Warhol offered to gift her several Flower prints in exchange for a reprieve on the legal action, but she didn’t take the deal. In the end, the 1966 lawsuit was settled with a $6,000 payout, a Flower painting each for the photographer and her lawyer, and royalties on all future prints from the series.

Warhol continued to be concerned with his Flowers for the remainder of his life, as frequent references in his diaries show. He made new prints (“I was doing Flower paintings again and it was so sweltering and I got a funny feeling, like a flashback to 1964 because it was the same Flowers and the same heat and the same mood as when I first made them that summer”), and bedazzled special versions for specific high-rolling collectors (“I’ll do something different with them, though — maybe put diamond dust on them”).

Warhol continued to fret about the fakes that persisted on the market, often offering to trade copies out for the real deal.
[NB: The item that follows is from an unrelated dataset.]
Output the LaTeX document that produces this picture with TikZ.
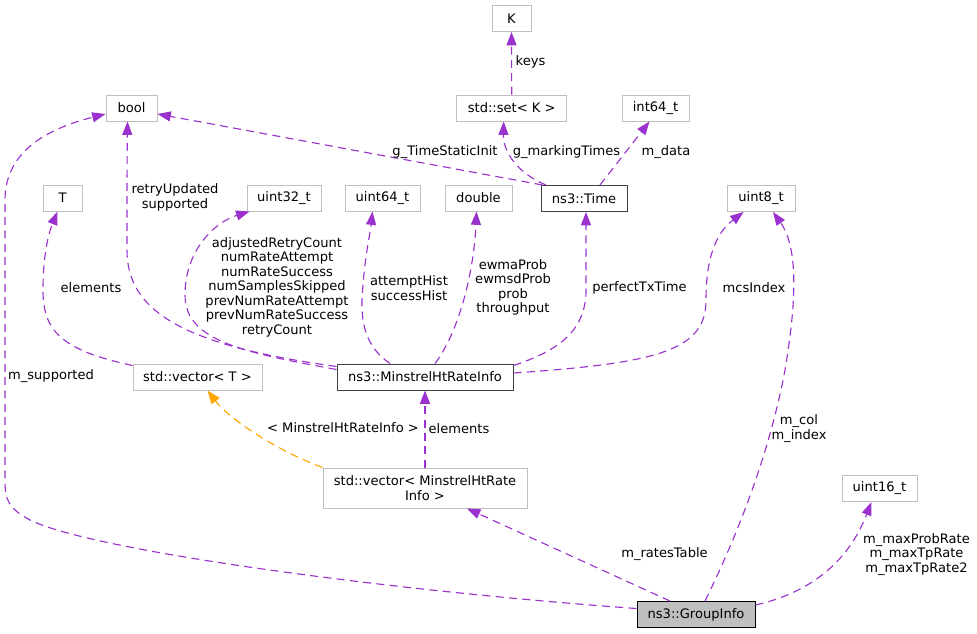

Nearly two months before his death, on December 15, 1986, Warhol wrote that he “went up to the Metropolitan Museum for the Shiseido party… They had two big Flower paintings of mine. Peach with black outlines. One was a gift from Peter Brant and one was a gift from Irving Blum who I didn’t even know had one. The museum should get all of them—I mean, that’s how they’re supposed to be—all together.”

His wish for his Flowers did not come true. Today, his coveted prints are spread across the four corners of the world, with the means of a portion of their production, having disappeared entirely from a nondescript office building in Detroit.  
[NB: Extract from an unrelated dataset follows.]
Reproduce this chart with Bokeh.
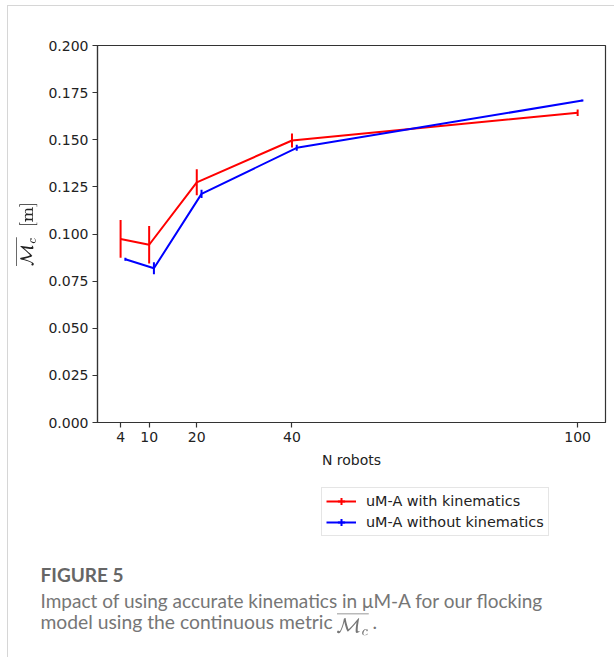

The stolen silkscreen was old enough that concerns about it being used once again to make new prints are nonexistent. But as a relic of a those heady, prolific Factory days when Warhol and his assistants were creating the modern Pop Art movement along with a whole bouquet of Flowers is enormous.

As R.C. Baker wrote in the late, great Village Voice in 2017, “Warhol’s paintings of tragic celebrities and posterized flowers caught the 1960s zeitgeist by the tail, and he hung on right up until his death.”